#### WRITTEN INSTRUCTION
Each line of the listing must be transcribed exactly, except for the images, which should be excluded.

#### DATA PROVIDED

┄┄┄┄┄┄┄┄┄┄┄┄┄┄┄┄┄┄┄┄

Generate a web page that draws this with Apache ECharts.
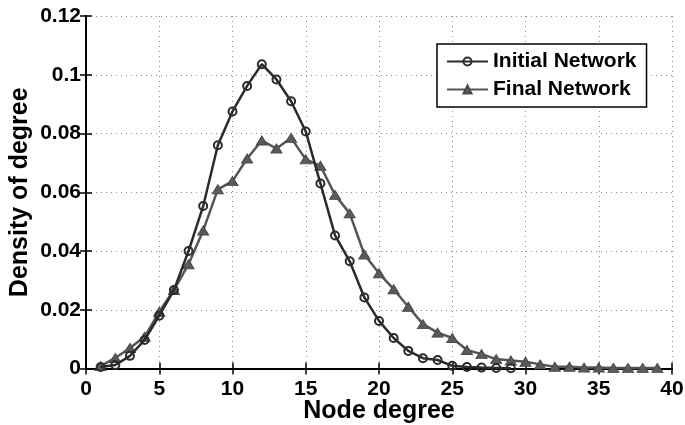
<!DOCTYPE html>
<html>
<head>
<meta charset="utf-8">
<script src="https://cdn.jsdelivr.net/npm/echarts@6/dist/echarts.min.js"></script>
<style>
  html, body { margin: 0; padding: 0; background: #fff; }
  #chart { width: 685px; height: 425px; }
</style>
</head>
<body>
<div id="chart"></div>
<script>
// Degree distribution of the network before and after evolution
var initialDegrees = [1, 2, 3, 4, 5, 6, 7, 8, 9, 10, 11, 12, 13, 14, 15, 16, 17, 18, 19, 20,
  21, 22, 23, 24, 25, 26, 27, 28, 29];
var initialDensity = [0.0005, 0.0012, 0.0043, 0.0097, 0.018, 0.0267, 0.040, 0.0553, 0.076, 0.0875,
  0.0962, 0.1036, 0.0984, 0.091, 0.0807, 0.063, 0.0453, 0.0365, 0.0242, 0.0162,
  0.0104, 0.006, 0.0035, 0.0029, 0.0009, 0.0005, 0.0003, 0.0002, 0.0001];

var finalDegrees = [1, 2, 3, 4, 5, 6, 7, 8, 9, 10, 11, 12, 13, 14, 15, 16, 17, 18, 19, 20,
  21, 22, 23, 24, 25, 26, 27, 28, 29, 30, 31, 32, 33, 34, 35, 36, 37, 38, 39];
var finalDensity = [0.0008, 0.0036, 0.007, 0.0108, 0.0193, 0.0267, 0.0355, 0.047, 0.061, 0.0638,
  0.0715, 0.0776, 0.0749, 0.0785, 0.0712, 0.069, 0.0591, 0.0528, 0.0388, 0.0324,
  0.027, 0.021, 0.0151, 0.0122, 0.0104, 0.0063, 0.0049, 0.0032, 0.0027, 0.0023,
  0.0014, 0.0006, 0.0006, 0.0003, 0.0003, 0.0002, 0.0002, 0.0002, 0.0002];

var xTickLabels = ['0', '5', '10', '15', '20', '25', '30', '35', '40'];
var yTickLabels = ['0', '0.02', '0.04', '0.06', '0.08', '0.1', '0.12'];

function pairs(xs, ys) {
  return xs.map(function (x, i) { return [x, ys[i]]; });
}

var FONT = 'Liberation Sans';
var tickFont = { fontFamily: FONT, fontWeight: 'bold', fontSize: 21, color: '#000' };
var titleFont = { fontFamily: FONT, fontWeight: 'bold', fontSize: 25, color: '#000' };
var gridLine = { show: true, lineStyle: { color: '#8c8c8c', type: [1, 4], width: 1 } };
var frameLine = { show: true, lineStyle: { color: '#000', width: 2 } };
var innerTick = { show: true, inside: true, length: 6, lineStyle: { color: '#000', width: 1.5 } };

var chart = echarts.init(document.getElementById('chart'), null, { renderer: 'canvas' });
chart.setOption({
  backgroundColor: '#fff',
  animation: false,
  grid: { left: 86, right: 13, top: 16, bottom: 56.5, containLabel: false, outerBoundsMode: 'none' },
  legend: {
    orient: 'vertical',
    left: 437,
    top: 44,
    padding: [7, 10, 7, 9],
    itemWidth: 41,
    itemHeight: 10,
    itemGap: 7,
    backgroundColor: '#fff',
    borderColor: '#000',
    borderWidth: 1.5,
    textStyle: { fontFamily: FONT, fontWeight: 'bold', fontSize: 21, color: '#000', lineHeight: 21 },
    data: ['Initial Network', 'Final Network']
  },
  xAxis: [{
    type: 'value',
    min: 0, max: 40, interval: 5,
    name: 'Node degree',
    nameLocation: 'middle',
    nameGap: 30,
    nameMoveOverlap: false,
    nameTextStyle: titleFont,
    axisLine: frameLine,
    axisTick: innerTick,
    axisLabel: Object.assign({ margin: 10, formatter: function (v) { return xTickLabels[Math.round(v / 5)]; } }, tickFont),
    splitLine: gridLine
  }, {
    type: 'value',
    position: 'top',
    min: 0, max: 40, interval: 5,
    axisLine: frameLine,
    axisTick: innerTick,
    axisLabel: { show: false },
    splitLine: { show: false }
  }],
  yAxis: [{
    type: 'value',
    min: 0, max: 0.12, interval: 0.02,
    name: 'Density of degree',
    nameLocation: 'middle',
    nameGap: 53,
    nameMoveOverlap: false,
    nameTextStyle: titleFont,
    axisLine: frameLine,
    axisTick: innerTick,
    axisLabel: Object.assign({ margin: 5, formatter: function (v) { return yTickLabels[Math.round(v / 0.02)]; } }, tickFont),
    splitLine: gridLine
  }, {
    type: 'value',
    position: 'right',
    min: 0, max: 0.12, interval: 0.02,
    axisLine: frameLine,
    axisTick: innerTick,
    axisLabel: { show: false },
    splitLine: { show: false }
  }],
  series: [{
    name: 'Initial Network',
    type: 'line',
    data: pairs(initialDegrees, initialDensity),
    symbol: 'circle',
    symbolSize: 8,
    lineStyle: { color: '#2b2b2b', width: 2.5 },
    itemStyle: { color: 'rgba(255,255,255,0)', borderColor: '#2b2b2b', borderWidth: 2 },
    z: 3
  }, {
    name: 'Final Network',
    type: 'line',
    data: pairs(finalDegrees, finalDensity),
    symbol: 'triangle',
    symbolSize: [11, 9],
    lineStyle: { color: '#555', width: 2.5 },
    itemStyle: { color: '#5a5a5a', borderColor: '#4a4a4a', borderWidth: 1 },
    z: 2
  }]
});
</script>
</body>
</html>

┄┄┄┄┄┄┄┄┄┄┄┄┄┄┄┄┄┄┄┄

#### TASK ANSWER
Generate a web page that draws this with Apache ECharts.
<!DOCTYPE html>
<html>
<head>
<meta charset="utf-8">
<script src="https://cdn.jsdelivr.net/npm/echarts@6/dist/echarts.min.js"></script>
<style>
  html, body { margin: 0; padding: 0; background: #fff; }
  #chart { width: 685px; height: 425px; }
</style>
</head>
<body>
<div id="chart"></div>
<script>
// Degree distribution of the network before and after evolution
var initialDegrees = [1, 2, 3, 4, 5, 6, 7, 8, 9, 10, 11, 12, 13, 14, 15, 16, 17, 18, 19, 20,
  21, 22, 23, 24, 25, 26, 27, 28, 29];
var initialDensity = [0.0005, 0.0012, 0.0043, 0.0097, 0.018, 0.0267, 0.040, 0.0553, 0.076, 0.0875,
  0.0962, 0.1036, 0.0984, 0.091, 0.0807, 0.063, 0.0453, 0.0365, 0.0242, 0.0162,
  0.0104, 0.006, 0.0035, 0.0029, 0.0009, 0.0005, 0.0003, 0.0002, 0.0001];

var finalDegrees = [1, 2, 3, 4, 5, 6, 7, 8, 9, 10, 11, 12, 13, 14, 15, 16, 17, 18, 19, 20,
  21, 22, 23, 24, 25, 26, 27, 28, 29, 30, 31, 32, 33, 34, 35, 36, 37, 38, 39];
var finalDensity = [0.0008, 0.0036, 0.007, 0.0108, 0.0193, 0.0267, 0.0355, 0.047, 0.061, 0.0638,
  0.0715, 0.0776, 0.0749, 0.0785, 0.0712, 0.069, 0.0591, 0.0528, 0.0388, 0.0324,
  0.027, 0.021, 0.0151, 0.0122, 0.0104, 0.0063, 0.0049, 0.0032, 0.0027, 0.0023,
  0.0014, 0.0006, 0.0006, 0.0003, 0.0003, 0.0002, 0.0002, 0.0002, 0.0002];

var xTickLabels = ['0', '5', '10', '15', '20', '25', '30', '35', '40'];
var yTickLabels = ['0', '0.02', '0.04', '0.06', '0.08', '0.1', '0.12'];

function pairs(xs, ys) {
  return xs.map(function (x, i) { return [x, ys[i]]; });
}

var FONT = 'Liberation Sans';
var tickFont = { fontFamily: FONT, fontWeight: 'bold', fontSize: 21, color: '#000' };
var titleFont = { fontFamily: FONT, fontWeight: 'bold', fontSize: 25, color: '#000' };
var gridLine = { show: true, lineStyle: { color: '#8c8c8c', type: [1, 4], width: 1 } };
var frameLine = { show: true, lineStyle: { color: '#000', width: 2 } };
var innerTick = { show: true, inside: true, length: 6, lineStyle: { color: '#000', width: 1.5 } };

var chart = echarts.init(document.getElementById('chart'), null, { renderer: 'canvas' });
chart.setOption({
  backgroundColor: '#fff',
  animation: false,
  grid: { left: 86, right: 13, top: 16, bottom: 56.5, containLabel: false, outerBoundsMode: 'none' },
  legend: {
    orient: 'vertical',
    left: 437,
    top: 44,
    padding: [7, 10, 7, 9],
    itemWidth: 41,
    itemHeight: 10,
    itemGap: 7,
    backgroundColor: '#fff',
    borderColor: '#000',
    borderWidth: 1.5,
    textStyle: { fontFamily: FONT, fontWeight: 'bold', fontSize: 21, color: '#000', lineHeight: 21 },
    data: ['Initial Network', 'Final Network']
  },
  xAxis: [{
    type: 'value',
    min: 0, max: 40, interval: 5,
    name: 'Node degree',
    nameLocation: 'middle',
    nameGap: 30,
    nameMoveOverlap: false,
    nameTextStyle: titleFont,
    axisLine: frameLine,
    axisTick: innerTick,
    axisLabel: Object.assign({ margin: 10, formatter: function (v) { return xTickLabels[Math.round(v / 5)]; } }, tickFont),
    splitLine: gridLine
  }, {
    type: 'value',
    position: 'top',
    min: 0, max: 40, interval: 5,
    axisLine: frameLine,
    axisTick: innerTick,
    axisLabel: { show: false },
    splitLine: { show: false }
  }],
  yAxis: [{
    type: 'value',
    min: 0, max: 0.12, interval: 0.02,
    name: 'Density of degree',
    nameLocation: 'middle',
    nameGap: 53,
    nameMoveOverlap: false,
    nameTextStyle: titleFont,
    axisLine: frameLine,
    axisTick: innerTick,
    axisLabel: Object.assign({ margin: 5, formatter: function (v) { return yTickLabels[Math.round(v / 0.02)]; } }, tickFont),
    splitLine: gridLine
  }, {
    type: 'value',
    position: 'right',
    min: 0, max: 0.12, interval: 0.02,
    axisLine: frameLine,
    axisTick: innerTick,
    axisLabel: { show: false },
    splitLine: { show: false }
  }],
  series: [{
    name: 'Initial Network',
    type: 'line',
    data: pairs(initialDegrees, initialDensity),
    symbol: 'circle',
    symbolSize: 8,
    lineStyle: { color: '#2b2b2b', width: 2.5 },
    itemStyle: { color: 'rgba(255,255,255,0)', borderColor: '#2b2b2b', borderWidth: 2 },
    z: 3
  }, {
    name: 'Final Network',
    type: 'line',
    data: pairs(finalDegrees, finalDensity),
    symbol: 'triangle',
    symbolSize: [11, 9],
    lineStyle: { color: '#555', width: 2.5 },
    itemStyle: { color: '#5a5a5a', borderColor: '#4a4a4a', borderWidth: 1 },
    z: 2
  }]
});
</script>
</body>
</html>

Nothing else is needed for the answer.